Levey is one of the three locals part of the inaugural group of artists in Bethesda Urban Partnership’s Studio B, a 1,200-square foot space in the basement of the Bethesda Crescent building near the Bethesda Metro.
In exchange for renovating its lobby and losing three pieces of commissioned art, building owner Brookfield Properties built the space to BUP’s specifications, donated it to the BUP-managed Arts & Entertainment District and provided $23,000 as reimbursement for lighting upgrades in the nearby Bethesda Metro tunnel that houses BUP’s “Art Under the Avenue” exhibit.
BUP rents out the three studio spaces — one of which is shared by Levey and Chevy Chase artist Linda Bartley Button — for lower than market rate to fund operating costs such as utilities and security.
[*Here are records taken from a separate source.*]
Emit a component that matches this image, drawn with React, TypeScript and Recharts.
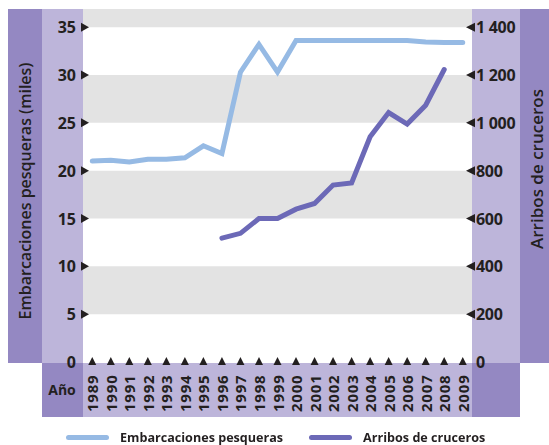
import React from "react";
import {
  ComposedChart, Line, XAxis, YAxis, ReferenceArea,
} from "recharts";

const YEARS = [
  "1989","1990","1991","1992","1993","1994","1995","1996","1997","1998","1999",
  "2000","2001","2002","2003","2004","2005","2006","2007","2008","2009",
];
// Embarcaciones pesqueras (miles)
const FISHING = [
  21.0, 21.1, 20.9, 21.2, 21.2, 21.35, 22.6, 21.8, 30.3, 33.2, 30.3,
  33.6, 33.6, 33.6, 33.6, 33.6, 33.6, 33.6, 33.45, 33.4, 33.4,
];
// Arribos de cruceros
const CRUISES = [
  null, null, null, null, null, null, null, 518, 538, 600, 600,
  639, 663, 740, 749, 942, 1043, 995, 1074, 1223, null,
];
const LEFT_TICKS = [0, 5, 10, 15, 20, 25, 30, 35];
const RIGHT_TICKS = [0, 200, 400, 600, 800, 1000, 1200, 1400];

const W = 549;
const H = 445;
const FONT = "'Open Sans', sans-serif";
const TXT = "#231f20";
const DARK = "#9488c2";
const LIGHT = "#bdb5da";
const STRIPE = "#e3e3e3";
const C_FISH = "#96bae4";
const C_CRUISE = "#6c69b7";

const SERIES = [
  { key: "fishing", name: "Embarcaciones pesqueras", color: C_FISH, axis: "left" },
  { key: "cruises", name: "Arribos de cruceros", color: C_CRUISE, axis: "right" },
];

const data = YEARS.map((y, i) => ({ year: y, fishing: FISHING[i], cruises: CRUISES[i] }));

// gray stripes every other interval, plus the top strip above 35
const stripes = [[5, 10], [15, 20], [25, 30], [35, 36.9]];

const fmt = (v: number) => (v >= 1000 ? `${Math.floor(v / 1000)} ${String(v % 1000).padStart(3, "0")}` : String(v));

const LeftTick = (props: any) => {
  const { x, y, payload } = props;
  return (
    <g>
      <text x={x - 7} y={y} textAnchor="end" dominantBaseline="central"
        fontFamily={FONT} fontWeight={700} fontSize={16} fill={TXT}>{payload.value}</text>
      {payload.value !== 0 && <path d={`M${x - 2},${y - 4.5} L${x + 6},${y} L${x - 2},${y + 4.5} Z`} fill={TXT} />}
    </g>
  );
};

const RightTick = (props: any) => {
  const { x, y, payload } = props;
  const zero = payload.value === 0;
  return (
    <g>
      {!zero && <path d={`M${x + 3},${y - 4.5} L${x - 6},${y} L${x + 3},${y + 4.5} Z`} fill={TXT} />}
      <text x={x + 4} y={y} textAnchor="start" dominantBaseline="central"
        fontFamily={FONT} fontWeight={700} fontSize={16} letterSpacing={-0.3} fill={TXT}>{fmt(payload.value)}</text>
    </g>
  );
};

const YearTick = (props: any) => {
  const { x, y, payload } = props;
  return (
    <g>
      <path d={`M${x - 4},${y + 3} L${x},${y - 5} L${x + 4},${y + 3} Z`} fill={TXT} />
      <text x={x} y={y + 50} transform={`rotate(-90 ${x} ${y + 50})`} textAnchor="start"
        dominantBaseline="central" fontFamily={FONT} fontWeight={700} fontSize={15}
        letterSpacing={0.8} fill={TXT}>{payload.value}</text>
    </g>
  );
};

const band = (left: number, top: number, width: number, height: number, bg: string) => (
  <div style={{ position: "absolute", left, top, width, height, background: bg }} />
);

export default function App() {
  return (
    <div style={{ position: "fixed", left: 0, top: 0, width: W, height: H, background: "#fff" }}>
      {band(8, 9, 34, 354, DARK)}
      {band(42, 9, 41, 354, LIGHT)}
      {band(472, 9, 48, 354, LIGHT)}
      {band(520, 9, 29, 354, DARK)}
      {band(42, 363, 41, 54, DARK)}
      {band(83, 363, 389, 54, LIGHT)}
      {band(472, 363, 48, 54, DARK)}
      <div style={{
        position: "absolute", left: 25, top: 191, transform: "translate(-50%, -50%) rotate(-90deg)",
        whiteSpace: "nowrap", fontFamily: FONT, fontWeight: 600, fontSize: 16, color: TXT,
      }}>Embarcaciones pesqueras (miles)</div>
      <div style={{
        position: "absolute", left: 536, top: 169, transform: "translate(-50%, -50%) rotate(-90deg)",
        whiteSpace: "nowrap", fontFamily: FONT, fontWeight: 600, fontSize: 17, color: TXT,
      }}>Arribos de cruceros</div>
      <div style={{
        position: "absolute", left: 62, top: 389, transform: "translate(-50%, -50%)",
        fontFamily: FONT, fontWeight: 700, fontSize: 14, color: TXT,
      }}>Año</div>
      <div style={{ position: "absolute", left: 0, top: 0 }}>
        <ComposedChart width={W} height={H} data={data} margin={{ top: 9, right: 0, bottom: 0, left: 0 }}>
          {stripes.map(([a, b]) => (
            <ReferenceArea key={a} yAxisId="left" y1={a} y2={b} fill={STRIPE} fillOpacity={1} stroke="none" ifOverflow="visible" />
          ))}
          <XAxis dataKey="year" interval={0} height={83} axisLine={false} tickLine={false}
            tickSize={0} tickMargin={0} scale="band" tick={<YearTick />} />
          <YAxis yAxisId="left" orientation="left" width={83} domain={[0, 36.9]} ticks={LEFT_TICKS}
            axisLine={false} tickLine={false} tickSize={0} tickMargin={0} tick={<LeftTick />} interval={0} />
          <YAxis yAxisId="right" orientation="right" width={77} domain={[0, 1476]} ticks={RIGHT_TICKS}
            axisLine={false} tickLine={false} tickSize={0} tickMargin={0} tick={<RightTick />} interval={0} />
          {SERIES.map((s) => (
            <Line key={s.key} yAxisId={s.axis} dataKey={s.key} name={s.name} stroke={s.color}
              strokeWidth={5} dot={false} isAnimationActive={false} strokeLinecap="round" strokeLinejoin="miter" />
          ))}
        </ComposedChart>
      </div>
      <div style={{
        position: "absolute", left: 0, top: 428, height: 18, display: "flex", alignItems: "center",
        fontFamily: FONT, fontWeight: 700, fontSize: 12.6, color: TXT,
      }}>
        {SERIES.map((s, i) => (
          <div key={s.key} style={{ display: "flex", alignItems: "center", marginLeft: i === 0 ? 66 : 26 }}>
            <span style={{ width: 43, height: 5, borderRadius: 3, background: s.color, marginRight: 11 }} />
            <span>{s.name}</span>
          </div>
        ))}
      </div>
    </div>
  );
}
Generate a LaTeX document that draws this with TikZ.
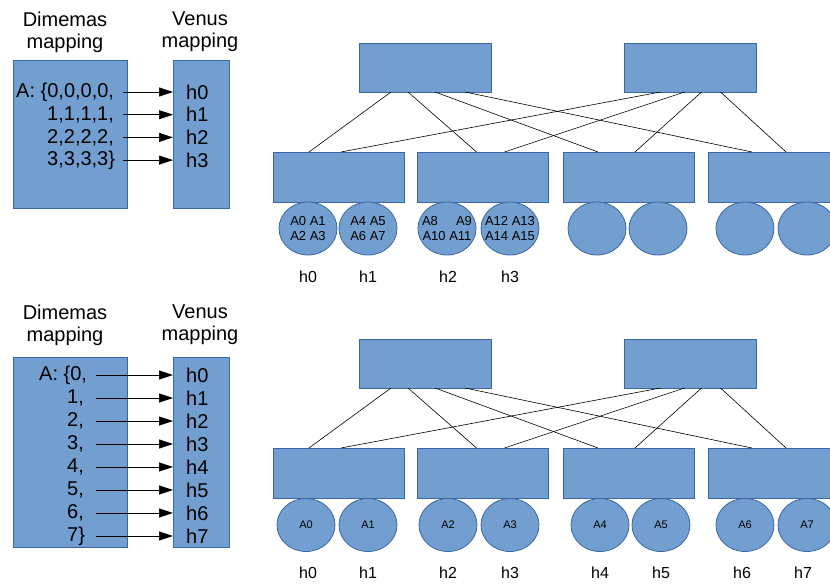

“We have theaters here. We have art galleries here. There are dance studios. So there’s a lot of places for artists, visual and performing, here,” BUP Director of Marketing Stephanie Coppula said. “The one thing we haven’t had is actual workspace for artists, so it’s great to add that layer.”
Studio B opened Wednesday. It’s located at 7475 Wisconsin Ave. and is in the Bethesda Crescent space closest to the Bethesda Metro pedestrian tunnel.
Levey is primarily an “en plain air” oil painter who does outdoor scenes, landscapes and some still lifes. She’s also the newly elected president of the Edgemoor Citizens Association.
“In terms of the ability to dedicate creative time, this is a new thing for me,” Levey said. “It’s also been really nice that we’ve been open two days and we’ve had people who walk through the tunnel stopping by. They’re curious about the space and they’re curious about the art.”
The studio is accessible for the artists at any time. It’s open to the public from 11 a.m. to 5 p.m. Wednesday-Friday and from 10 a.m. to 6 p.m. on Saturdays. There is one vacant studio still available for lease.
Cabin John’s Steve Hay focuses on detailed paintings of urban landscapes, though he’s done a ton of work based on scenes at Glen Echo Park.
“There’s vitality that comes from painting and art,” Hay said. “It connects people.”
Levey said it’s too soon to know how Studio B will add to Bethesda’s art scene. She’s looking forward to a day when Bethesda is thought of in the same breath as Alexandria, where the Torpedo Factory Art Center and others have made the Northern Virginia city an important place for local art fans.
“I wish I knew. We haven’t got that yet in Bethesda,” Levey said. “I hope it’s going to make it a place where people are used to visiting studios and galleries.”